Tariffs have been the talk of the town over recent weeks, regularly overshadowing other important developments and causing volatility spikes.
Though proposed tariffs on Mexico and Canada have been delayed for 30 days, the 10% tariffs on Chinese goods are still scheduled to take effect this week on February 4th.
The initial tariffs are a preliminary measure, with President Trump and Chinese President Xi Jinping likely to soon have discussions that shape the future path of such moves.
Still, until we know more, investor-favorite Apple AAPL has found itself in the crosshairs given the heavy iPhone manufacturing exposure. Let’s take a closer look at the development and the tech titan’s recent set of quarterly results.
Is Apple in Trouble?
Apple’s iPhone results came in a tad soft in its latest release, an interesting development given the implementation of Apple Intelligence. iPhone sales of $69.2 billion fell roughly 1% year-over-year, also marginally falling short of our consensus estimate.
Image Source: Zacks Investment Research
China sales have continued to decelerate amid stiffer competition, with sales of $18.5 billion in the region down notably from the $20.8 billion mark in the year-ago period. While China continues to negatively impact results, the risk and growth cooldown has been well-known here for multiple periods, not really anything ‘new’ for the market to digest.

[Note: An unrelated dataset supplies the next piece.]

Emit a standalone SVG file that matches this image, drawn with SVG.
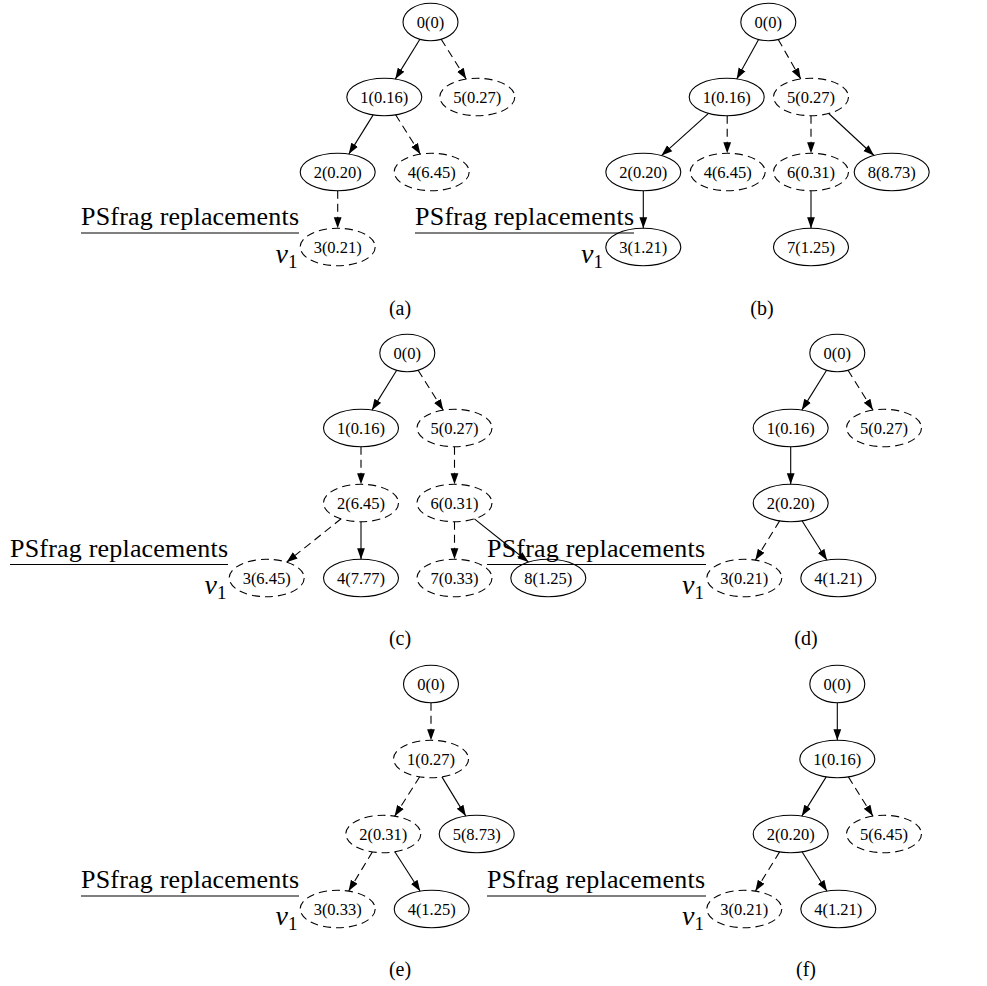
<svg xmlns="http://www.w3.org/2000/svg" width="987" height="986" viewBox="0 0 987 986">
  <defs>
    <marker id="ah" markerUnits="userSpaceOnUse" markerWidth="12" markerHeight="9" refX="11" refY="4.5" orient="auto">
      <path d="M0,0.6 L11,4.5 L0,8.4 z" fill="#000"/>
    </marker>
  </defs>
  <style>
    .n ellipse { fill: none; stroke: #000; stroke-width: 1.1; }
    .n.d ellipse { stroke-dasharray: 8 5; }
    .n text { font-family: "Liberation Serif", "Times New Roman", serif; font-size: 16.5px; text-anchor: middle; fill: #000; }
    .e line { stroke: #000; stroke-width: 1.1; marker-end: url(#ah); }
    .e line.d { stroke-dasharray: 8 5; }
    .ps { font-family: "Liberation Serif", "Times New Roman", serif; font-size: 26px; fill: #000; }
    .rule { stroke: #000; stroke-width: 1; }
    .v { font-family: "Liberation Serif", "Times New Roman", serif; font-style: italic; font-size: 28px; text-anchor: end; fill: #000; }
    .v tspan { font-style: normal; font-size: 19px; }
    .cap { font-family: "Liberation Serif", "Times New Roman", serif; font-size: 20px; text-anchor: middle; fill: #000; }
  </style>
  <rect width="987" height="986" fill="#fff"/>

  <!-- connectors -->
  <g id="connectors" class="e">
    <!-- (a) -->
    <line x1="419.9" y1="39.3" x2="395.3" y2="79.1"/>
    <line class="d" x1="441.2" y1="39.2" x2="466.2" y2="79.1"/>
    <line x1="373.2" y1="114.9" x2="348.8" y2="154.1"/>
    <line class="d" x1="395.6" y1="114.8" x2="420.4" y2="154.2"/>
    <line class="d" x1="337.7" y1="190.7" x2="337.7" y2="228.3"/>
    <!-- (b) -->
    <line x1="758.6" y1="39.5" x2="736.7" y2="79.0"/>
    <line class="d" x1="778.2" y1="39.4" x2="800.8" y2="79.0"/>
    <line x1="708.5" y1="113.4" x2="661.5" y2="155.6"/>
    <line class="d" x1="727.2" y1="115.7" x2="727.2" y2="153.3"/>
    <line class="d" x1="811" y1="115.7" x2="811" y2="153.3"/>
    <line x1="828.7" y1="113.5" x2="874.0" y2="155.5"/>
    <line x1="643.3" y1="190.7" x2="643.3" y2="228.3"/>
    <line x1="811" y1="190.7" x2="811" y2="228.3"/>
    <!-- (c) -->
    <line x1="396.7" y1="370.2" x2="372.0" y2="410.1"/>
    <line class="d" x1="418.1" y1="370.2" x2="443.3" y2="410.2"/>
    <line class="d" x1="361" y1="446.7" x2="361" y2="484.3"/>
    <line class="d" x1="454.5" y1="446.7" x2="454.5" y2="484.3"/>
    <line class="d" x1="341.1" y1="518.8" x2="286.6" y2="562.2"/>
    <line x1="361" y1="521.7" x2="361" y2="559.3"/>
    <line class="d" x1="454.5" y1="521.7" x2="454.5" y2="559.3"/>
    <line x1="474.4" y1="518.9" x2="528.5" y2="562.1"/>
    <!-- (d) -->
    <line x1="826.6" y1="370.2" x2="801.8" y2="410.1"/>
    <line class="d" x1="848.0" y1="370.2" x2="872.9" y2="410.1"/>
    <line x1="790.7" y1="446.7" x2="790.7" y2="484.3"/>
    <line class="d" x1="779.6" y1="520.9" x2="755.4" y2="560.1"/>
    <line x1="802.0" y1="520.8" x2="827.0" y2="560.2"/>
    <!-- (e) -->
    <line class="d" x1="431" y1="702.7" x2="431" y2="740.3"/>
    <line class="d" x1="419.7" y1="776.8" x2="394.6" y2="816.2"/>
    <line x1="441.9" y1="776.9" x2="465.8" y2="816.1"/>
    <line class="d" x1="372.4" y1="851.9" x2="348.6" y2="891.1"/>
    <line x1="394.8" y1="851.8" x2="420.2" y2="891.2"/>
    <!-- (f) -->
    <line x1="837.3" y1="702.7" x2="837.3" y2="740.3"/>
    <line x1="826.2" y1="776.9" x2="801.8" y2="816.1"/>
    <line class="d" x1="848.4" y1="776.9" x2="872.9" y2="816.1"/>
    <line class="d" x1="779.6" y1="851.9" x2="755.4" y2="891.1"/>
    <line x1="802.0" y1="851.8" x2="827.0" y2="891.2"/>
  </g>

  <!-- tree (a) -->
  <g id="a-n0" class="n"><ellipse cx="430.5" cy="22" rx="27.5" ry="18.7"/><text x="430.5" y="27.6">0(0)</text></g>
  <g id="a-n1" class="n"><ellipse cx="384.3" cy="97" rx="37.5" ry="18.7"/><text x="384.3" y="102.6">1(0.16)</text></g>
  <g id="a-n5" class="n d"><ellipse cx="477.3" cy="97" rx="37.5" ry="18.7"/><text x="477.3" y="102.6">5(0.27)</text></g>
  <g id="a-n2" class="n"><ellipse cx="337.7" cy="172" rx="37.5" ry="18.7"/><text x="337.7" y="177.6">2(0.20)</text></g>
  <g id="a-n4" class="n d"><ellipse cx="431.7" cy="172" rx="37.5" ry="18.7"/><text x="431.7" y="177.6">4(6.45)</text></g>
  <g id="a-n3" class="n d"><ellipse cx="337.7" cy="247" rx="37.5" ry="18.7"/><text x="337.7" y="252.6">3(0.21)</text></g>

  <!-- tree (b) -->
  <g id="b-n0" class="n"><ellipse cx="768.3" cy="22" rx="27.5" ry="18.7"/><text x="768.3" y="27.6">0(0)</text></g>
  <g id="b-n1" class="n"><ellipse cx="726.7" cy="97" rx="37.5" ry="18.7"/><text x="726.7" y="102.6">1(0.16)</text></g>
  <g id="b-n5" class="n d"><ellipse cx="811" cy="97" rx="37.5" ry="18.7"/><text x="811" y="102.6">5(0.27)</text></g>
  <g id="b-n2" class="n"><ellipse cx="643.3" cy="172" rx="37.5" ry="18.7"/><text x="643.3" y="177.6">2(0.20)</text></g>
  <g id="b-n4" class="n d"><ellipse cx="727.7" cy="172" rx="37.5" ry="18.7"/><text x="727.7" y="177.6">4(6.45)</text></g>
  <g id="b-n6" class="n d"><ellipse cx="811" cy="172" rx="37.5" ry="18.7"/><text x="811" y="177.6">6(0.31)</text></g>
  <g id="b-n8" class="n"><ellipse cx="891.7" cy="172" rx="37.5" ry="18.7"/><text x="891.7" y="177.6">8(8.73)</text></g>
  <g id="b-n3" class="n"><ellipse cx="643.3" cy="247" rx="37.5" ry="18.7"/><text x="643.3" y="252.6">3(1.21)</text></g>
  <g id="b-n7" class="n"><ellipse cx="811" cy="247" rx="37.5" ry="18.7"/><text x="811" y="252.6">7(1.25)</text></g>

  <!-- tree (c) -->
  <g id="c-n0" class="n"><ellipse cx="407.3" cy="353" rx="27.5" ry="18.7"/><text x="407.3" y="358.6">0(0)</text></g>
  <g id="c-n1" class="n"><ellipse cx="361" cy="428" rx="37.5" ry="18.7"/><text x="361" y="433.6">1(0.16)</text></g>
  <g id="c-n5" class="n d"><ellipse cx="454.5" cy="428" rx="37.5" ry="18.7"/><text x="454.5" y="433.6">5(0.27)</text></g>
  <g id="c-n2" class="n d"><ellipse cx="361" cy="503" rx="37.5" ry="18.7"/><text x="361" y="508.6">2(6.45)</text></g>
  <g id="c-n6" class="n d"><ellipse cx="454.5" cy="503" rx="37.5" ry="18.7"/><text x="454.5" y="508.6">6(0.31)</text></g>
  <g id="c-n3" class="n d"><ellipse cx="266.7" cy="578" rx="37.5" ry="18.7"/><text x="266.7" y="583.6">3(6.45)</text></g>
  <g id="c-n4" class="n"><ellipse cx="361" cy="578" rx="37.5" ry="18.7"/><text x="361" y="583.6">4(7.77)</text></g>
  <g id="c-n7" class="n d"><ellipse cx="454.5" cy="578" rx="37.5" ry="18.7"/><text x="454.5" y="583.6">7(0.33)</text></g>
  <g id="c-n8" class="n"><ellipse cx="548.3" cy="578" rx="37.5" ry="18.7"/><text x="548.3" y="583.6">8(1.25)</text></g>

  <!-- tree (d) -->
  <g id="d-n0" class="n"><ellipse cx="837.3" cy="353" rx="27.5" ry="18.7"/><text x="837.3" y="358.6">0(0)</text></g>
  <g id="d-n1" class="n"><ellipse cx="790.7" cy="428" rx="37.5" ry="18.7"/><text x="790.7" y="433.6">1(0.16)</text></g>
  <g id="d-n5" class="n d"><ellipse cx="884" cy="428" rx="37.5" ry="18.7"/><text x="884" y="433.6">5(0.27)</text></g>
  <g id="d-n2" class="n"><ellipse cx="790.7" cy="503" rx="37.5" ry="18.7"/><text x="790.7" y="508.6">2(0.20)</text></g>
  <g id="d-n3" class="n d"><ellipse cx="744.3" cy="578" rx="37.5" ry="18.7"/><text x="744.3" y="583.6">3(0.21)</text></g>
  <g id="d-n4" class="n"><ellipse cx="838.3" cy="578" rx="37.5" ry="18.7"/><text x="838.3" y="583.6">4(1.21)</text></g>

  <!-- tree (e) -->
  <g id="e-n0" class="n"><ellipse cx="431" cy="684" rx="27.5" ry="18.7"/><text x="431" y="689.6">0(0)</text></g>
  <g id="e-n1" class="n d"><ellipse cx="431" cy="759" rx="37.5" ry="18.7"/><text x="431" y="764.6">1(0.27)</text></g>
  <g id="e-n2" class="n d"><ellipse cx="383.3" cy="834" rx="37.5" ry="18.7"/><text x="383.3" y="839.6">2(0.31)</text></g>
  <g id="e-n5" class="n"><ellipse cx="476.7" cy="834" rx="37.5" ry="18.7"/><text x="476.7" y="839.6">5(8.73)</text></g>
  <g id="e-n3" class="n d"><ellipse cx="337.7" cy="909" rx="37.5" ry="18.7"/><text x="337.7" y="914.6">3(0.33)</text></g>
  <g id="e-n4" class="n"><ellipse cx="431.7" cy="909" rx="37.5" ry="18.7"/><text x="431.7" y="914.6">4(1.25)</text></g>

  <!-- tree (f) -->
  <g id="f-n0" class="n"><ellipse cx="837.3" cy="684" rx="27.5" ry="18.7"/><text x="837.3" y="689.6">0(0)</text></g>
  <g id="f-n1" class="n"><ellipse cx="837.3" cy="759" rx="37.5" ry="18.7"/><text x="837.3" y="764.6">1(0.16)</text></g>
  <g id="f-n2" class="n"><ellipse cx="790.7" cy="834" rx="37.5" ry="18.7"/><text x="790.7" y="839.6">2(0.20)</text></g>
  <g id="f-n5" class="n d"><ellipse cx="884" cy="834" rx="37.5" ry="18.7"/><text x="884" y="839.6">5(6.45)</text></g>
  <g id="f-n3" class="n d"><ellipse cx="744.3" cy="909" rx="37.5" ry="18.7"/><text x="744.3" y="914.6">3(0.21)</text></g>
  <g id="f-n4" class="n"><ellipse cx="838.3" cy="909" rx="37.5" ry="18.7"/><text x="838.3" y="914.6">4(1.21)</text></g>

  <!-- psfrag headings with rules -->
  <g id="psfrag">
    <text class="ps" x="81" y="225" textLength="218" lengthAdjust="spacing">PSfrag replacements</text>
    <line class="rule" x1="81" y1="233" x2="299" y2="233"/>
    <text class="ps" x="415" y="225" textLength="219" lengthAdjust="spacing">PSfrag replacements</text>
    <line class="rule" x1="415" y1="233" x2="634" y2="233"/>
    <text class="ps" x="10" y="556.5" textLength="218" lengthAdjust="spacing">PSfrag replacements</text>
    <line class="rule" x1="10" y1="564.5" x2="228" y2="564.5"/>
    <text class="ps" x="487" y="556.5" textLength="218" lengthAdjust="spacing">PSfrag replacements</text>
    <line class="rule" x1="487" y1="564.5" x2="706" y2="564.5"/>
    <text class="ps" x="81" y="888" textLength="218" lengthAdjust="spacing">PSfrag replacements</text>
    <line class="rule" x1="81" y1="896" x2="299" y2="896"/>
    <text class="ps" x="487" y="888" textLength="218" lengthAdjust="spacing">PSfrag replacements</text>
    <line class="rule" x1="487" y1="896" x2="706" y2="896"/>
  </g>

  <!-- v1 markers -->
  <g id="v1-labels">
    <text class="v" x="297.5" y="263.3">v<tspan dy="4.4">1</tspan></text>
    <text class="v" x="603" y="263.3">v<tspan dy="4.4">1</tspan></text>
    <text class="v" x="226.5" y="594.3">v<tspan dy="4.4">1</tspan></text>
    <text class="v" x="704" y="594.3">v<tspan dy="4.4">1</tspan></text>
    <text class="v" x="297.5" y="925.3">v<tspan dy="4.4">1</tspan></text>
    <text class="v" x="704" y="925.3">v<tspan dy="4.4">1</tspan></text>
  </g>

  <!-- sub-figure captions -->
  <g id="captions">
    <text class="cap" x="400" y="315">(a)</text>
    <text class="cap" x="762" y="315">(b)</text>
    <text class="cap" x="400" y="645">(c)</text>
    <text class="cap" x="806" y="645">(d)</text>
    <text class="cap" x="400" y="976">(e)</text>
    <text class="cap" x="806" y="976">(f)</text>
  </g>
</svg>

Image Source: Zacks Investment Research
While the tariffs news is undoubtedly a tad spooky, the company has several ways to mitigate the impact, such as increasing U.S. prices. While a price increase would help absorb the impact, lower demand would certainly remain a concern.
Still, Apple has been diversifying its supply chain nicely in recent years, expanding production to countries like India and Vietnam to reduce dependence on China.
Bottom Line
While tariffs remain a concern for Apple AAPL given its heavy manufacturing exposure, the company remains flexible enough to mitigate the impact. The company could continue shifting its manufacturing to other locations, with a price increase on U.S. products also an option.
For now, the news appears to be a tad spotty, and investors should wait to see how the situation truly unfolds given the recent suspensions on tariffs from Mexico and Canada.